New laws mean the landlady of 43 years must go on a training course to become an official licensee.

She has spent most of her life behind the bar at The Murrell Arms in Yapton Road, Barnham, where she took the helm with husband Mervyn in 1964.

He died just short of his 90th birthday and was believed to be the oldest licensee in Sussex and one of the oldest in the country.

Mr Cutten's pub licence was inherited through "grandfather rights" in 2005 when liquor licences had to reapplied for to local authorities instead of magistrates' courts.

However, Mr Cutten's licence will not be transferred to his widow under new licensing regulations.

Mrs Cutten, 73, said: "I won't automatically get the licence despite having been here for 43 years.

"They are making me go on a training day in March at The Bull in Fishbourne, which is owned by the brewery.

"Then I'm going to have to go to the police and get all the criminal checks done and after that I'll have to go to the local authority.

"It seems stupid because I've been doing this so long, and it's all costing me money." Since starting at The Murrell Arms, Mrs Cutten has seen five takeovers by different breweries.

The most recent change was from Fuller's to George Gale and Co.

Mrs Cutten said customers had been very supportive since the death of her husband in October.

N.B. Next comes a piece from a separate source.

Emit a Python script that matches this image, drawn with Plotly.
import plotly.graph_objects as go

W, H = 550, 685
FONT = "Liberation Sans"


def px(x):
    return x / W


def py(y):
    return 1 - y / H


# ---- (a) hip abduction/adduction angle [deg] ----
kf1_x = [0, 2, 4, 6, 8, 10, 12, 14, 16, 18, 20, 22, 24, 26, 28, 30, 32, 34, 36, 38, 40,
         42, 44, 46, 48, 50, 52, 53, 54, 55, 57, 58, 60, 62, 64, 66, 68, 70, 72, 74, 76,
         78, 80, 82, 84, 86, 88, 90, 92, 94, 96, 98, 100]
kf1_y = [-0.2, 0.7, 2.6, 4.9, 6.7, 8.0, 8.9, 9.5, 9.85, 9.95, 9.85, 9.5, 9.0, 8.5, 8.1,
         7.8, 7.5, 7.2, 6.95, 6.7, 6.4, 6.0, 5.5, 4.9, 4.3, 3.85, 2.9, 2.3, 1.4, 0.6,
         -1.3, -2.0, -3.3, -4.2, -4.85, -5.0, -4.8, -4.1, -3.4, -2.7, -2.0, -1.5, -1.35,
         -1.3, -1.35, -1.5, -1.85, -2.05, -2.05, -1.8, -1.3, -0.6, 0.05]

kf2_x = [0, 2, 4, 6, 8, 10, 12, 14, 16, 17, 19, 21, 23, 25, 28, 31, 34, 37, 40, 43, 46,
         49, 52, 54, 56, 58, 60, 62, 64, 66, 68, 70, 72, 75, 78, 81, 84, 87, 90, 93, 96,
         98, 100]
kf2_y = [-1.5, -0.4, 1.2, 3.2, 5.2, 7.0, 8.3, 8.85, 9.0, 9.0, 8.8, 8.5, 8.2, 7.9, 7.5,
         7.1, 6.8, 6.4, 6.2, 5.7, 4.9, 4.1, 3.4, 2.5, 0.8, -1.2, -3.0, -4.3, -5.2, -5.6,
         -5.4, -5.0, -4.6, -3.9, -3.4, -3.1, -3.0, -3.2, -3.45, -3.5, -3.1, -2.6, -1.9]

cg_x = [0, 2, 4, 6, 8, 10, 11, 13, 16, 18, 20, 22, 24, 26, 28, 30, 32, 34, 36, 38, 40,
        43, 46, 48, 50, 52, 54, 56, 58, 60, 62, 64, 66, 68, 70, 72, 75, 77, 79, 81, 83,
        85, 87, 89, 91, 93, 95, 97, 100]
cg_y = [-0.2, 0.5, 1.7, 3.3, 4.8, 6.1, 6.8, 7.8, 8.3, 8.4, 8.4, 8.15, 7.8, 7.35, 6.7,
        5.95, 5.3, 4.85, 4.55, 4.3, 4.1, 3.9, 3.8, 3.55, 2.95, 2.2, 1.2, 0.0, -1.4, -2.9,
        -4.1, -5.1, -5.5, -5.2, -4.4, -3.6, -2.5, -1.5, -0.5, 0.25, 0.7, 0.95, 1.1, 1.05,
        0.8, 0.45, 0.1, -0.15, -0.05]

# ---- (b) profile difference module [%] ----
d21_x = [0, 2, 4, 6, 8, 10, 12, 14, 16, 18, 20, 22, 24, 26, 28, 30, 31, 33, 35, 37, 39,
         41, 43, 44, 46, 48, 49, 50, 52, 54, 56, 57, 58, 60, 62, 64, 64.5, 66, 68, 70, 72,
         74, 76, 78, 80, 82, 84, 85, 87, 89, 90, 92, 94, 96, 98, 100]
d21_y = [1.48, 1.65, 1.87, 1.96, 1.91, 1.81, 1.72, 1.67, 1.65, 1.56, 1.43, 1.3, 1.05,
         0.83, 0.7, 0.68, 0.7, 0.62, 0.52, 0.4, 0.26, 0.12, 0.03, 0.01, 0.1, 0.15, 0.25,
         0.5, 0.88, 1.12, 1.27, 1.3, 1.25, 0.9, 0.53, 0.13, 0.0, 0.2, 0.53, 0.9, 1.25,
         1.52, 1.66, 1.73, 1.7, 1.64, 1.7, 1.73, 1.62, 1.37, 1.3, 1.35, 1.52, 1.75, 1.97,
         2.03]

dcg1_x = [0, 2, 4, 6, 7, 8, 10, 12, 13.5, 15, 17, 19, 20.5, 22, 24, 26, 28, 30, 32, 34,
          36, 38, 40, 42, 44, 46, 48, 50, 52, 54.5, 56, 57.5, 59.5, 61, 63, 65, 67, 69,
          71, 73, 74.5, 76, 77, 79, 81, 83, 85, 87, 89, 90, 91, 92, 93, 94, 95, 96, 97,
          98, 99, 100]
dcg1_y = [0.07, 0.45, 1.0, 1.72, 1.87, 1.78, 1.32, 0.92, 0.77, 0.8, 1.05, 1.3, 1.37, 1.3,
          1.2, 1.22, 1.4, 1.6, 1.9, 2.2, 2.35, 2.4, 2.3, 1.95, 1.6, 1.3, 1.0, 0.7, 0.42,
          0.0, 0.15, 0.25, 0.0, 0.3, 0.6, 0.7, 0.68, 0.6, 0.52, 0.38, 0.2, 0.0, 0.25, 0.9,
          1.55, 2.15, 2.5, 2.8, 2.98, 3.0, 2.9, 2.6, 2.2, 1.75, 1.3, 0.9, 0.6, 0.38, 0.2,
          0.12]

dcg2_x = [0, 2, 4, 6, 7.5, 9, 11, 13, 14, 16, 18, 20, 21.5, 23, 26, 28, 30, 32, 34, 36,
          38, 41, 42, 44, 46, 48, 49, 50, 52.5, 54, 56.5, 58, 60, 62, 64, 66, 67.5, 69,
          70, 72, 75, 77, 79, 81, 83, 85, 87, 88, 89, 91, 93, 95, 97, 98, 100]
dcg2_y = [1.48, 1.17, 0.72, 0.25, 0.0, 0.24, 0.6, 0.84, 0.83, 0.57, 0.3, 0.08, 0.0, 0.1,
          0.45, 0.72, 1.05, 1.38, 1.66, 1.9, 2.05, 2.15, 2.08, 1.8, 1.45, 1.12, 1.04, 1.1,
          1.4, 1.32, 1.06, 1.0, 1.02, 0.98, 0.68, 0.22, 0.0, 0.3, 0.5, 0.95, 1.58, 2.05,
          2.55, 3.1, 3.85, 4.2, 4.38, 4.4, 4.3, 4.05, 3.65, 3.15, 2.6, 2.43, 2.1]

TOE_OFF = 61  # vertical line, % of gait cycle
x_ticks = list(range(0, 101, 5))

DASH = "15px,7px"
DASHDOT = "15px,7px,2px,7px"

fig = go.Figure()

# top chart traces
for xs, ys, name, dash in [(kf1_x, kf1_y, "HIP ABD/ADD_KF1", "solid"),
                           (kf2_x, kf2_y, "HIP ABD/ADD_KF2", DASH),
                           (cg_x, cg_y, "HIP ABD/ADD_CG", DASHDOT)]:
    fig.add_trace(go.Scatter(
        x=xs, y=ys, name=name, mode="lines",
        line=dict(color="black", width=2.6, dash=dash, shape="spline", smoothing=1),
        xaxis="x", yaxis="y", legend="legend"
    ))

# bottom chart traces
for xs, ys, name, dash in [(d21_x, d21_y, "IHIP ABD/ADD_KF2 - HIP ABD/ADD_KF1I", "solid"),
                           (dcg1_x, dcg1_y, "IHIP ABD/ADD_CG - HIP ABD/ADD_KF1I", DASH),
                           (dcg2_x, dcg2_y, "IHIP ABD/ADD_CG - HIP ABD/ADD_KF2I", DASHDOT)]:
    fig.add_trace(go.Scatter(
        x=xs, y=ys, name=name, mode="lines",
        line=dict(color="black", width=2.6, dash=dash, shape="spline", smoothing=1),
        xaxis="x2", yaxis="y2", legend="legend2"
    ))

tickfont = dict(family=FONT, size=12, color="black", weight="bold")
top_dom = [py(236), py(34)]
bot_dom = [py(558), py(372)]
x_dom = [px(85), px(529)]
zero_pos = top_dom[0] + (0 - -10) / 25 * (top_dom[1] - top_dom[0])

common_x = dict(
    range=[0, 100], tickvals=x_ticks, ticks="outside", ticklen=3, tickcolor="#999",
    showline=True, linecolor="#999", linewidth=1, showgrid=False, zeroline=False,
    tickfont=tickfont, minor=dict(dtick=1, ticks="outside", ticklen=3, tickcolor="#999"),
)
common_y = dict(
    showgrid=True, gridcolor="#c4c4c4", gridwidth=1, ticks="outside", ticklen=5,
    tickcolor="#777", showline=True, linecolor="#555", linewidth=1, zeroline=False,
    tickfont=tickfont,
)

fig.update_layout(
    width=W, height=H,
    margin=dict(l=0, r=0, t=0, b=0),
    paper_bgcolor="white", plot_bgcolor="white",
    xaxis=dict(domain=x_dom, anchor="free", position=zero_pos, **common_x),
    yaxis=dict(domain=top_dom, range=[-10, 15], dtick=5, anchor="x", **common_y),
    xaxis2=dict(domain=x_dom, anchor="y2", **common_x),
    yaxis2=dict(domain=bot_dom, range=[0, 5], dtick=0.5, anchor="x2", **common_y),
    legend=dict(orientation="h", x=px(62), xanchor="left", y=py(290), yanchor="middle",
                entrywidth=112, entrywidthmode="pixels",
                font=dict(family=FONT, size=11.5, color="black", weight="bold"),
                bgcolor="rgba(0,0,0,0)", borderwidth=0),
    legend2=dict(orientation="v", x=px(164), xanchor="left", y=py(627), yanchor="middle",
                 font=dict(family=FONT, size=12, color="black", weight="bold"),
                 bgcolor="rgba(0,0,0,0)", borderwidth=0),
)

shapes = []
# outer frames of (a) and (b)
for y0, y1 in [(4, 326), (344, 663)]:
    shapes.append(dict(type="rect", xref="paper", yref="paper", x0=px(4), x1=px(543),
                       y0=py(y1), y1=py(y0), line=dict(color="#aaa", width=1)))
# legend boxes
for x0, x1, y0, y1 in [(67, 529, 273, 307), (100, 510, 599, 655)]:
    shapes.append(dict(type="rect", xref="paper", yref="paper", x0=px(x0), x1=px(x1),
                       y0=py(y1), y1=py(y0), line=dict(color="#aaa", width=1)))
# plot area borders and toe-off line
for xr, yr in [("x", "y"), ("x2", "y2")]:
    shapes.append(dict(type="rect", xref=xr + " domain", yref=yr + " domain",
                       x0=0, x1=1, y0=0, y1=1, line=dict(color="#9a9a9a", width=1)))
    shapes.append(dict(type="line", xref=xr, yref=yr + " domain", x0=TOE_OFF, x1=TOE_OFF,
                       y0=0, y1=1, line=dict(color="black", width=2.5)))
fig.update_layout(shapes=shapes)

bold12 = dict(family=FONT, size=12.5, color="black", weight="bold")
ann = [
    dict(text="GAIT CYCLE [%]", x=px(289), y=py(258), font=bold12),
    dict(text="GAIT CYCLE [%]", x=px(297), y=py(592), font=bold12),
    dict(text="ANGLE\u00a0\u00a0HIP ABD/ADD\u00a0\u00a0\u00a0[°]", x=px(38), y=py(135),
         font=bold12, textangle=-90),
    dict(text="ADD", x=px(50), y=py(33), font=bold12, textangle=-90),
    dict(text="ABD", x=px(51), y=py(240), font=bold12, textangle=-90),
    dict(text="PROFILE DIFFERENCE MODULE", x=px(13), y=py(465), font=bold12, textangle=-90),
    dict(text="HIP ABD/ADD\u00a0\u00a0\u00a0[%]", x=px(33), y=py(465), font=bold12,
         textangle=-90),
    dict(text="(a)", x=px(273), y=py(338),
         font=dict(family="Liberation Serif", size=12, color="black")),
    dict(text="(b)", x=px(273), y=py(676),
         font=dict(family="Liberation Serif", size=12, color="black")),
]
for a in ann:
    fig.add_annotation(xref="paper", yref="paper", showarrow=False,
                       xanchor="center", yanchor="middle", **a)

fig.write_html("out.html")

She added: "He always said the devil would get him and he died on Hallowe'en."

Mr Cutten's family were coach-builders at St Pancras in Chichester until the early Thirties when the advent of the mass-produced car killed off the business.

Not long before he died, a new road in Chichester was named Cutten Way in his honour.

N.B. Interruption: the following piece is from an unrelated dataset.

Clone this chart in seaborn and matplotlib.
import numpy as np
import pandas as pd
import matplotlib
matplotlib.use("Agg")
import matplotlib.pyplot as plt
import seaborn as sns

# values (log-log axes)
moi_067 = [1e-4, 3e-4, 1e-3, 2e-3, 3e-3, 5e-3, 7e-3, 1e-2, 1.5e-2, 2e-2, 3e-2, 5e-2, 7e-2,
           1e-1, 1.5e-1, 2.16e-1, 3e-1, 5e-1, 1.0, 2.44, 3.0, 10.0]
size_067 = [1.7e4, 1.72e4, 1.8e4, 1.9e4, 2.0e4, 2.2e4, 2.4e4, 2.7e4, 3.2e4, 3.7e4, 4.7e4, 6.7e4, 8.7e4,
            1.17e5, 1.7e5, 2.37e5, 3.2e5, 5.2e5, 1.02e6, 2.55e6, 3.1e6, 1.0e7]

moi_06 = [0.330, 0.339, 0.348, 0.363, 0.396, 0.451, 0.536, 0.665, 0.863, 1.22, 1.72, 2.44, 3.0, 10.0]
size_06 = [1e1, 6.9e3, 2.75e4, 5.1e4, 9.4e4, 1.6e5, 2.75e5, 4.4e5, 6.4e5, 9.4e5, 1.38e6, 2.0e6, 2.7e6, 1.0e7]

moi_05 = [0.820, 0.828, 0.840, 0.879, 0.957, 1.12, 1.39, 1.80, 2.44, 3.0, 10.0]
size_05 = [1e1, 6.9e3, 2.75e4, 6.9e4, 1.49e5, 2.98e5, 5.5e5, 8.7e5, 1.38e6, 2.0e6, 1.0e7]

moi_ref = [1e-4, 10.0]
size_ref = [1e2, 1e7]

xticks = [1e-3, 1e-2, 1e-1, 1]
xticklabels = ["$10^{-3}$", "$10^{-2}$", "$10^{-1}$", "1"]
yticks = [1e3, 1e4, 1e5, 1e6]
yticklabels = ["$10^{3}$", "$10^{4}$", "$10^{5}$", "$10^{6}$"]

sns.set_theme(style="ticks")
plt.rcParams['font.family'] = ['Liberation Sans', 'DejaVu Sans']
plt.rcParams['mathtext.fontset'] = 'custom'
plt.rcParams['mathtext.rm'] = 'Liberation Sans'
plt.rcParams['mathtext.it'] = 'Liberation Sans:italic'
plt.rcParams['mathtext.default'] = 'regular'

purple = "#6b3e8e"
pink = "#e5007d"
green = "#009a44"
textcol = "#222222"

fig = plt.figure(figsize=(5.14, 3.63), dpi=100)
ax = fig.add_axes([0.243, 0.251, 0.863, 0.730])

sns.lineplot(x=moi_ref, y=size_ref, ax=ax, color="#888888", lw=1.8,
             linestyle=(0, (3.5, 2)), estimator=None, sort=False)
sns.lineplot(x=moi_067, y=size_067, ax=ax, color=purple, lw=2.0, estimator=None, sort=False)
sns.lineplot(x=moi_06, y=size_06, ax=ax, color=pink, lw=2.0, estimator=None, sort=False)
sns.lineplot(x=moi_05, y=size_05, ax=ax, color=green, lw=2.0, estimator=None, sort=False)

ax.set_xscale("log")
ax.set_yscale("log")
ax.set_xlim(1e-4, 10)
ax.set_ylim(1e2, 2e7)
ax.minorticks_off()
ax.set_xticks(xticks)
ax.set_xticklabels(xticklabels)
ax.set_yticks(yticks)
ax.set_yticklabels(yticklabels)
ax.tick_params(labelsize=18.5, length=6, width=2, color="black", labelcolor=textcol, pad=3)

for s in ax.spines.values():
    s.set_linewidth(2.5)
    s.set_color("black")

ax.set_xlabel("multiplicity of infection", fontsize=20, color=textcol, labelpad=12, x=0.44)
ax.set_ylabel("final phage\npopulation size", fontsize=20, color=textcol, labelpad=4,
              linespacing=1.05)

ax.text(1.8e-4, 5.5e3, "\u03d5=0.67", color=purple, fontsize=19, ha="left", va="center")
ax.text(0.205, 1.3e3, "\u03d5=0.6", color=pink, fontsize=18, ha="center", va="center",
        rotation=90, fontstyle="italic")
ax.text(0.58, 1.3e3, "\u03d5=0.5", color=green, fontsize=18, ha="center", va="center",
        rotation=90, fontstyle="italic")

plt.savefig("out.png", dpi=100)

Mr Cutten went to school at St Margarets in West Street and was sent away to Colbrook House, a boarding school at Bognor, at the age of seven.

He was posted to Port Said in Egypt in 1940.

Enemy activity in the Mediterranean meant his convoy took three months to get there via the Atlantic, then to the African coast at Sierra Leone, on to Durban in South Africa, and finally to the Red Sea.

Changes in the licensing laws in 2005 meant everyone with a licence had to reapply for one.

"Grandfather rights" gave existing licensees automatic rights when making their application.